I don't dispute that very bad javascript can cause problems, but I don't think it's the virtualization layers or the specific language that are responsible for more than a sliver of that in the vast majority of use cases.
And the pile of build and distribution tools shouldn't hurt the user at all.
When half the layers add up to 10% of the problem, and the other half of the layers add up to 90% of the problem, I don't blame layers in general. If you remove the parts that legitimately are just bad by themselves, you solve most of the problems.
If you have a dozen layers and they each add 5% slowdown, okay that makes a CPU half as fast. That amount of slowdown is nothing for UI responsiveness. A modern core clocked at 300MHz would blow the pants off the 600MHz core that's responding instantly in the video, and then it would clock 10x higher when you turn off the artificial limiter. Those slight slowdowns of layered abstractions are not the real problem.
(Edit: And note that's not for a dozen layers total but for a dozen additional layers on top of what the NT code had.)
Unfortunately, at this point some of the slow layers are in hardware, or immediately adjacent to it. For example, AFAIR[0], the time between your keyboard registering a press, and the corresponding event reaching the application, is already counted in milliseconds and can become perceptible. Even assuming the app processes it instantly, that's just half of the I/O loop. The other half, that is changing something on display, involves digging through GUI abstraction layers, compositor, possibly waiting on GPU a bit, and then... these days, displays themselves tend to introduce single-digit millisecond lags due to the time it takes to flip a pixel, and buffering added to mask it.
These are things we're unlikely to get back (and by themselves already make typical PC stacks unable to deliver smooth hand-writing experience - Microsoft Research had a good demo some time ago, showing that you need to get to single-digit milliseconds on the round-trip between touch event and display update, for it to feel like manipulating a physical thing vs. having it attached to your finger on a rubber band). Win2K on a hardware from that era is going to remain snappier than modern computers for that reason alone. But that only underscores the need to make the userspace software part leaner.
--
[0] - Source: I'll need to find that blog that's regularly on HN, whose author did measurements on this.

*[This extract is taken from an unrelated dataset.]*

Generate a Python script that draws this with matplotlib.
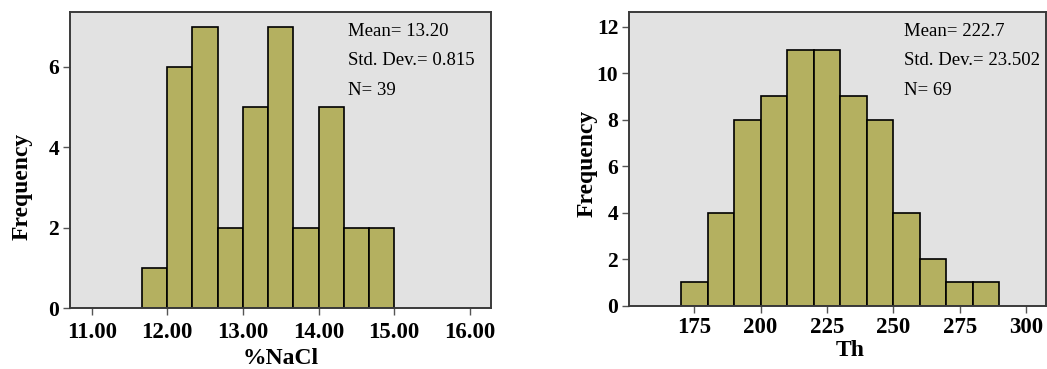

At this point there are so many layers that it would be hard to figure out the common problems without doing some serious work profiling a whole bunch of applications
But, more generally, the problem is that tech stacks are an awful amalgamation of uncountable pieces which, taken by themselves, "don't add much overhead". But when you add them all together, you end up with a terribly laggy affair; see the other commenter's description of a web page with 30 dishes taking forever to load.